Vous avez participé à la tournée L’âge d’or du rap français. Nostalgique ?
On représente une époque, c’est la vérité. En tout cas, on représente la musique qu’un certain public aimait, et qui ne se retrouve pas dans la musique d’aujourd’hui. Cette tournée, c’était l’occasion de faire de la scène, voir du monde, c’est ce qu’on aime. En ce moment, on mise sur le back catalogue avec Diggers Factory. On a lancé les précommandes de Jusqu’à l’amour, ça va arriver en septembre, avec des pochettes différentes. Les Sages Po’ sont sur les réseaux sociaux. Il y a des jeunes qui nous écoutent. On est étonnés. On a la chance d’avoir pas mal d’artistes de la nouvelle génération qui nous citent dans leurs textes. Mehdi Maïzi (journaliste et spécialiste du rap, NDLR) est notre ambassadeur, ça joue aussi !

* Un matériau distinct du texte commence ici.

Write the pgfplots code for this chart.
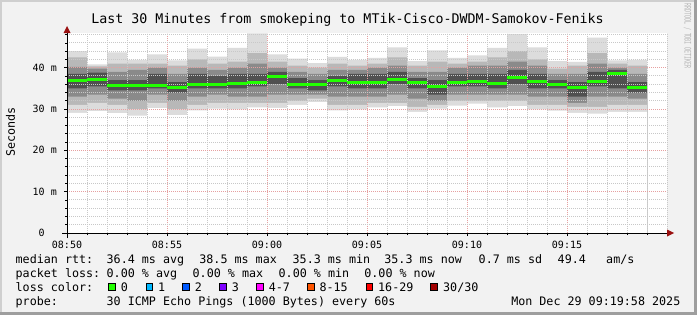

Vous avez songé à arrêter, comme Salif ?
Ah moi, arrêter, je ne peux pas. C’est une musique que j’aime, je suis ce qui sort aujourd’hui. Je ne suis pas devenu hermétique comme certains qui n’écoutent que ce qui se faisait à l’époque et basta. J’ai 48 ans et j’ai écrit un texte qui s’appelle 60 piges. Donc, je ne peux pas m’arrêter avant ! Je regardais l’autre jour un documentaire sur Kool Shen, il parlait de sa vie maintenant, du poker, du cinéma, et c’était très émouvant parce qu’il disait que pour la première fois, il n’écrivait plus. Bruno, c’est mon frère et l’entendre dire ça, ça m’a fait quelque chose.
Depuis les années 1990, il y a eu un gros changement de mentalité dans le rap français, que ce soit sur les thèmes ou la technique…
C’est à l’image de la société, les choses graves de l’époque se sont banalisées. Et les gens sont moins pointilleux. Tout va super vite, on fait un morceau et on passe à un autre. On va plus s’ambiancer qu’essayer de faire bouger les choses. Nous, dans notre naïveté, on voulait changer les mentalités. Quand on était jeunes, on ne pouvait pas sortir comme ça dans les rues, il y avait les skinheads, c’était une autre époque et on prenait ça au sérieux.
Les Sages Poètes de la Rue Qu’est-ce qui fait marcher les sages et Jusqu’à l’amour (Diggers Factory) 2023
Boulogne, une école du rap français de Nicolas Rogès (JC Lattès) 2023.